Retype exactly the lines from the first one through the line with "var legendNames = ['Personal", including both ends; skip any pictures.
□ □ □ □ □
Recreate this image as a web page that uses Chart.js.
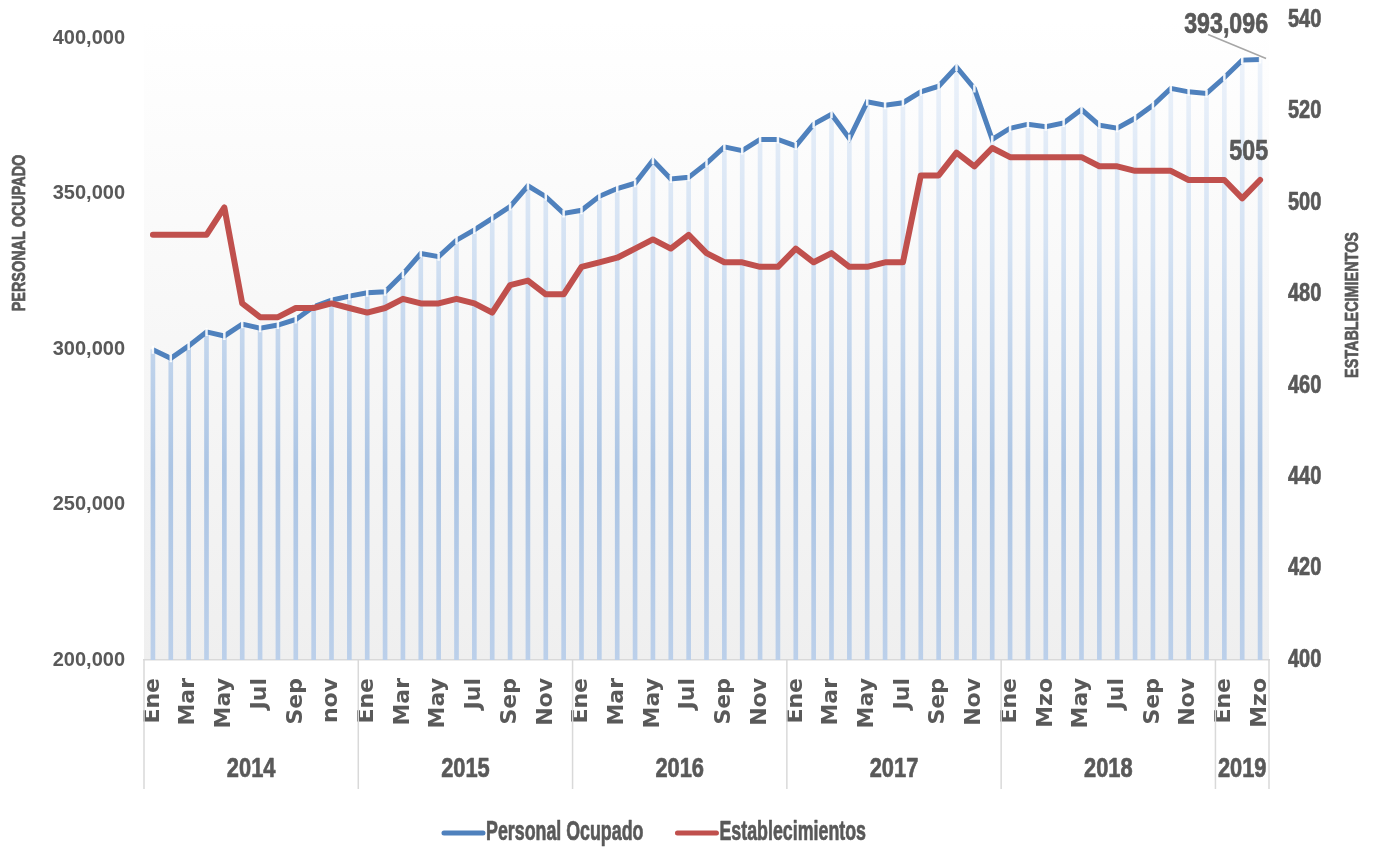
<!DOCTYPE html>
<html>
<head>
<meta charset="utf-8">
<script src="https://cdn.jsdelivr.net/npm/chart.js@4/dist/chart.umd.min.js"></script>
<style>
    html, body { margin: 0; padding: 0; background: #ffffff; }
    #wrap { width: 1377px; height: 852px; }
</style>
</head>
<body>
<div id="wrap"><canvas id="chart" width="1377" height="852"></canvas></div>
<script>
var years = ['2014', '2015', '2016', '2017', '2018', '2019'];
var monthsPerYear = [12, 12, 12, 12, 12, 3];

var months = [
    'Ene', '', 'Mar', '', 'May', '', 'Jul', '', 'Sep', '', 'nov', '',
    'Ene', '', 'Mar', '', 'May', '', 'Jul', '', 'Sep', '', 'Nov', '',
    'Ene', '', 'Mar', '', 'May', '', 'Jul', '', 'Sep', '', 'Nov', '',
    'Ene', '', 'Mar', '', 'May', '', 'Jul', '', 'Sep', '', 'Nov', '',
    'Ene', '', 'Mzo', '', 'May', '', 'Jul', '', 'Sep', '', 'Nov', '',
    'Ene', '', 'Mzo'
];

var personal = [
    299800, 297000, 301000, 305500, 304200, 308000, 306700, 307700, 309500, 313600, 315700, 317000,
    318100, 318400, 324100, 330700, 329700, 335000, 338300, 342000, 345800, 352500, 349000, 343600,
    344600, 349100, 351600, 353300, 360700, 354700, 355200, 359700, 365000, 363800, 367400, 367400,
    365300, 372300, 375500, 367700, 379500, 378400, 379200, 382700, 384500, 390700, 383800, 367400,
    371000, 372300, 371500, 372700, 377000, 372000, 371000, 374200, 378400, 383800, 382700, 382200,
    387300, 392900, 393096
];

var establecimientos = [
    493, 493, 493, 493, 499, 478, 475, 475, 477, 477, 478, 477,
    476, 477, 479, 478, 478, 479, 478, 476, 482, 483, 480, 480,
    486, 487, 488, 490, 492, 490, 493, 489, 487, 487, 486, 486,
    490, 487, 489, 486, 486, 487, 487, 506, 506, 511, 508, 512,
    510, 510, 510, 510, 510, 508, 508, 507, 507, 507, 505, 505,
    505, 501, 505
];

var leftTicks = [200000, 250000, 300000, 350000, 400000];
var rightTicks = [400, 420, 440, 460, 480, 500, 520, 540];
var legendNames = ['Personal Ocupado', 'Establecimientos'];

var BLUE = '#4f81bd';
var RED = '#c0504d';
var GREY_TEXT = '#595959';
var SANS = '"Liberation Sans", Arial, sans-serif';

function fmt(n) {
    return n.toString().replace(/\B(?=(\d{3})+(?!\d))/g, ',');
}

// no narrow font installed, so squeeze Liberation Sans Bold sideways
// and give it a thin outline so it stays as heavy as the original
function narrowText(c, text, x, y, size, align, angle, sx) {
    c.save();
    c.fillStyle = GREY_TEXT;
    c.strokeStyle = GREY_TEXT;
    c.lineWidth = 0.7;
    c.lineJoin = 'round';
    c.font = 'bold ' + size + 'px ' + SANS;
    c.textAlign = align;
    c.textBaseline = 'middle';
    c.translate(x, y);
    if (angle) c.rotate(angle);
    c.scale(sx || 0.8, 1);
    c.fillText(text, 0, 0);
    c.strokeText(text, 0, 0);
    c.restore();
}

function narrowWidth(c, text, size, sx) {
    c.save();
    c.font = 'bold ' + size + 'px ' + SANS;
    var w = c.measureText(text).width * (sx || 0.8);
    c.restore();
    return w;
}

function barGradient(context) {
    var chart = context.chart;
    var area = chart.chartArea;
    if (!area) return 'rgba(180,200,230,0.8)';
    var g = chart.ctx.createLinearGradient(0, area.bottom, 0, area.top);
    g.addColorStop(0, 'rgba(188,208,234,1)');
    g.addColorStop(0.3, 'rgba(172,197,228,1)');
    g.addColorStop(0.65, 'rgba(212,226,243,1)');
    g.addColorStop(1, 'rgba(242,246,252,1)');
    return g;
}

// plot background, a soft grey fade
var backgroundPlugin = {
    id: 'plotBackground',
    beforeDraw: function(chart) {
        var c = chart.ctx, a = chart.chartArea;
        var g = c.createLinearGradient(0, a.top, 0, a.bottom);
        g.addColorStop(0, '#ffffff');
        g.addColorStop(1, '#efefef');
        c.save();
        c.fillStyle = g;
        c.fillRect(a.left, a.top, a.right - a.left, a.bottom - a.top);
        c.restore();
    }
};

// y tick labels, year groups, axis titles, legend
var decorPlugin = {
    id: 'decor',
    afterDraw: function(chart) {
        var c = chart.ctx, a = chart.chartArea;
        var x = chart.scales.x, y = chart.scales.y, y2 = chart.scales.y2;

        c.save();
        c.fillStyle = GREY_TEXT;
        c.font = 'bold 20px ' + SANS;
        c.textAlign = 'right';
        c.textBaseline = 'middle';
        leftTicks.forEach(function(v) {
            c.fillText(fmt(v), a.left - 19, y.getPixelForValue(v));
        });
        c.restore();
        rightTicks.forEach(function(v) {
            narrowText(c, String(v), a.right + 19, y2.getPixelForValue(v), 25, 'left');
        });

        var half = (x.getPixelForValue(1) - x.getPixelForValue(0)) / 2;
        var start = 0;
        var edges = [x.getPixelForValue(0) - half];
        for (var i = 0; i < years.length; i++) {
            var end = start + monthsPerYear[i] - 1;
            var left = x.getPixelForValue(start) - half;
            var right = x.getPixelForValue(end) + half;
            edges.push(right);
            narrowText(c, years[i], (left + right) / 2, 769, 28, 'center', 0, 0.78);
            start = end + 1;
        }
        c.save();
        c.strokeStyle = '#d9d9d9';
        c.lineWidth = 1.5;
        edges.forEach(function(ex) {
            c.beginPath();
            c.moveTo(ex, a.bottom);
            c.lineTo(ex, 789);
            c.stroke();
        });
        c.restore();

        narrowText(c, 'PERSONAL OCUPADO', 20, 233, 18, 'center', -Math.PI / 2);
        narrowText(c, 'ESTABLECIMIENTOS', 1353, 305, 18, 'center', -Math.PI / 2);

        // legend
        var colors = [BLUE, RED];
        var lineLen = 43, gap = 1, between = 32, size = 27, sx = 0.66;
        var total = 0;
        legendNames.forEach(function(n, k) {
            total += lineLen + gap + narrowWidth(c, n, size, sx) + (k ? 0 : between);
        });
        var lx = 654 - total / 2, ly = 833;
        legendNames.forEach(function(n, k) {
            c.save();
            c.strokeStyle = colors[k];
            c.lineWidth = 5;
            c.lineCap = 'round';
            c.beginPath();
            c.moveTo(lx + 2, ly);
            c.lineTo(lx + lineLen - 2, ly);
            c.stroke();
            c.restore();
            narrowText(c, n, lx + lineLen + gap, ly, size, 'left', 0, sx);
            lx += lineLen + gap + narrowWidth(c, n, size, sx) + between;
        });
    }
};

// value labels on the last month
var lastLabelPlugin = {
    id: 'lastLabels',
    afterDatasetsDraw: function(chart) {
        var c = chart.ctx;
        var last = personal.length - 1;
        var px = chart.scales.x.getPixelForValue(last);
        var py = chart.scales.y.getPixelForValue(personal[last]);
        var ry = chart.scales.y2.getPixelForValue(establecimientos[last]);
        c.save();
        c.strokeStyle = '#a6a6a6';
        c.lineWidth = 1.5;
        c.beginPath();
        c.moveTo(px - 52, py - 25);
        c.lineTo(px + 6, py - 1);
        c.stroke();
        c.restore();
        narrowText(c, fmt(personal[last]), px + 8, py - 35, 29, 'right');
        narrowText(c, String(establecimientos[last]), px + 8, ry - 28, 29, 'right');
    }
};

new Chart(document.getElementById('chart'), {
    data: {
        labels: months,
        datasets: [{
            type: 'line',
            label: 'Establecimientos',
            data: establecimientos,
            yAxisID: 'y2',
            borderColor: RED,
            backgroundColor: RED,
            borderWidth: 6,
            pointRadius: 0,
            borderCapStyle: 'round',
            borderJoinStyle: 'round',
            tension: 0,
            order: 1
        }, {
            type: 'line',
            label: 'Personal Ocupado',
            data: personal,
            yAxisID: 'y',
            borderColor: BLUE,
            backgroundColor: BLUE,
            borderWidth: 5,
            pointStyle: 'line',
            rotation: 90,
            pointRadius: 4,
            pointBorderWidth: 2.5,
            pointBorderColor: 'rgba(255,255,255,0.9)',
            tension: 0,
            order: 2
        }, {
            type: 'bar',
            label: 'fondo',
            data: personal,
            yAxisID: 'y',
            backgroundColor: barGradient,
            barThickness: 4,
            order: 3
        }]
    },
    options: {
        responsive: false,
        animation: false,
        layout: { padding: { top: 20, right: 0, left: 0, bottom: 0 } },
        plugins: {
            tooltip: { enabled: false },
            legend: { display: false }
        },
        scales: {
            x: {
                offset: true,
                grid: { display: false, drawTicks: false },
                border: { display: true, color: '#d9d9d9', width: 1.5 },
                ticks: {
                    autoSkip: false,
                    minRotation: 90,
                    maxRotation: 90,
                    padding: 18,
                    color: GREY_TEXT,
                    font: { family: '"DejaVu Sans", sans-serif', size: 22, weight: 'bold' }
                },
                afterFit: function(scale) { scale.height = 192; }
            },
            y: {
                position: 'left',
                min: 200000,
                max: 405800,
                grid: { display: false, drawTicks: false },
                border: { display: false },
                ticks: { display: false },
                afterFit: function(scale) { scale.width = 144; }
            },
            y2: {
                position: 'right',
                min: 400,
                max: 540,
                grid: { display: false, drawTicks: false },
                border: { display: false },
                ticks: { display: false },
                afterFit: function(scale) { scale.width = 108; }
            }
        }
    },
    plugins: [backgroundPlugin, decorPlugin, lastLabelPlugin]
});
</script>
</body>
</html>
□ □ □ □ □
## FINISHED ANSWER
Recreate this image as a web page that uses Chart.js.
<!DOCTYPE html>
<html>
<head>
<meta charset="utf-8">
<script src="https://cdn.jsdelivr.net/npm/chart.js@4/dist/chart.umd.min.js"></script>
<style>
    html, body { margin: 0; padding: 0; background: #ffffff; }
    #wrap { width: 1377px; height: 852px; }
</style>
</head>
<body>
<div id="wrap"><canvas id="chart" width="1377" height="852"></canvas></div>
<script>
var years = ['2014', '2015', '2016', '2017', '2018', '2019'];
var monthsPerYear = [12, 12, 12, 12, 12, 3];

var months = [
    'Ene', '', 'Mar', '', 'May', '', 'Jul', '', 'Sep', '', 'nov', '',
    'Ene', '', 'Mar', '', 'May', '', 'Jul', '', 'Sep', '', 'Nov', '',
    'Ene', '', 'Mar', '', 'May', '', 'Jul', '', 'Sep', '', 'Nov', '',
    'Ene', '', 'Mar', '', 'May', '', 'Jul', '', 'Sep', '', 'Nov', '',
    'Ene', '', 'Mzo', '', 'May', '', 'Jul', '', 'Sep', '', 'Nov', '',
    'Ene', '', 'Mzo'
];

var personal = [
    299800, 297000, 301000, 305500, 304200, 308000, 306700, 307700, 309500, 313600, 315700, 317000,
    318100, 318400, 324100, 330700, 329700, 335000, 338300, 342000, 345800, 352500, 349000, 343600,
    344600, 349100, 351600, 353300, 360700, 354700, 355200, 359700, 365000, 363800, 367400, 367400,
    365300, 372300, 375500, 367700, 379500, 378400, 379200, 382700, 384500, 390700, 383800, 367400,
    371000, 372300, 371500, 372700, 377000, 372000, 371000, 374200, 378400, 383800, 382700, 382200,
    387300, 392900, 393096
];

var establecimientos = [
    493, 493, 493, 493, 499, 478, 475, 475, 477, 477, 478, 477,
    476, 477, 479, 478, 478, 479, 478, 476, 482, 483, 480, 480,
    486, 487, 488, 490, 492, 490, 493, 489, 487, 487, 486, 486,
    490, 487, 489, 486, 486, 487, 487, 506, 506, 511, 508, 512,
    510, 510, 510, 510, 510, 508, 508, 507, 507, 507, 505, 505,
    505, 501, 505
];

var leftTicks = [200000, 250000, 300000, 350000, 400000];
var rightTicks = [400, 420, 440, 460, 480, 500, 520, 540];
var legendNames = ['Personal Ocupado', 'Establecimientos'];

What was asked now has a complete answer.